Text Generation Tutorial

Text Generation

Generate creative text with models from Markov to GPT-4.

Text Generation

Natural Language Generation (NLG) focuses on computer systems generating coherent, contextually relevant, and human-like text outputs. It powers creative writing tools, code generation, and automated reporting.

Language Modeling (The Core Theory)

At its heart, text generation usually relies on Autoregressive Language Modeling: calculating the probability distribution of what the next word should be, given all the previous words in the sequence.

Decoding Strategies

Once the model scores the possible next words, how do we pick one?

  • Greedy Decoding: Always pick the single highest probability word.
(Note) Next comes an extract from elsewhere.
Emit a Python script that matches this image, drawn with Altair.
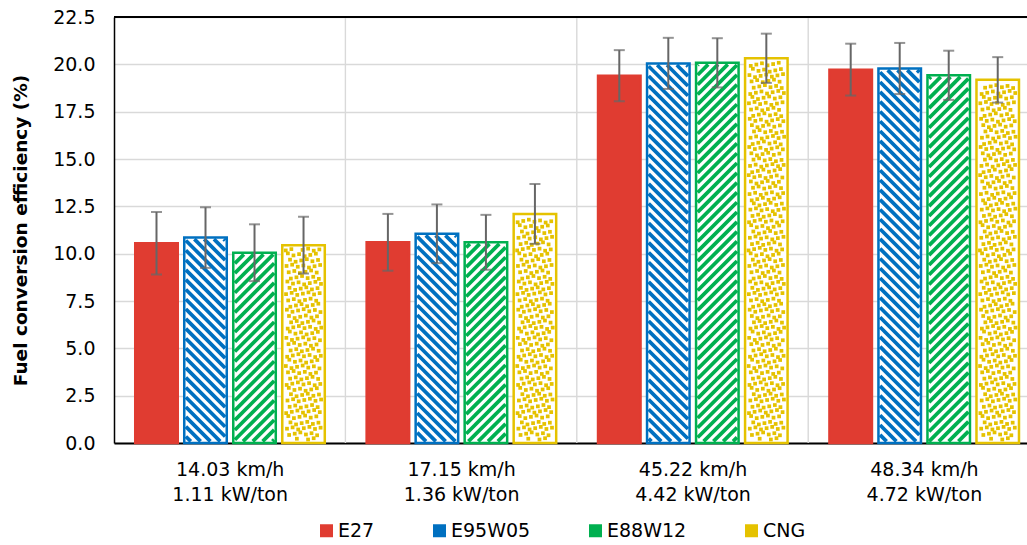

Often leads to repetitive and boring text.
  • Beam Search: Keep track of the top K most probable sequences at each step. Yields highly logical but slightly safe text.
  • Temperature / Top-K / Top-p (Nucleus) Sampling: Add randomness to make the text creative and surprising, while avoiding pure gibberish.

Level 1 — Classical: Markov Chains

Before deep learning, character or word-level Markov chains were used to generate text by looking up statistical transition probabilities based on the previous N items.

Markov Chain Generator
import random

corpus = ["I", "love", "coding", "in", "Python", "because", "I", "love", "learning", "new", "things"]

# Create a bigram transition model
transitions = {}
for i in range(len(corpus) - 1):
    word = corpus[i]
    next_word = corpus[i+1]
    if word not in transitions:
        transitions[word] = []
    transitions[word].append(next_word)

# Generate Text
current_word = "I"
generated = [current_word]

for _ in range(5):
    if current_word in transitions:
        # Pick a random next word based on historical frequency
        next_word = random.choice(transitions[current_word])
        generated.append(next_word)
        current_word = next_word
    else:
        break

print("Generated Text:", " ".join(generated))
# E.g., "I love learning new things" OR "I love coding in Python"

Level 2 — Transformers (GPT Variants)

The Generative Pre-trained Transformer (GPT) family represents the state-of-the-art in text generation. They use deep self-attention to maintain context across paragraphs and pages of text.

Text Generation with GPT-2
from transformers import pipeline

# Load the open-source GPT-2 model pipeline
generator = pipeline("text-generation", model="gpt2")

# We provide a prompt to autocomplate
prompt = "In a shocking turn of events, scientists have discovered"

# Top-k and Top-p sampling ensures creative but coherent output
output = generator(prompt, max_length=50, num_return_sequences=1, 
                   top_k=50, top_p=0.95, temperature=0.7)

print(output[0]['generated_text'])
# Output Example: "In a shocking turn of events, scientists have discovered that the deep ocean vents are home to a previously unknown species of bio-luminescent octopuses that communicate via rapid color shifts."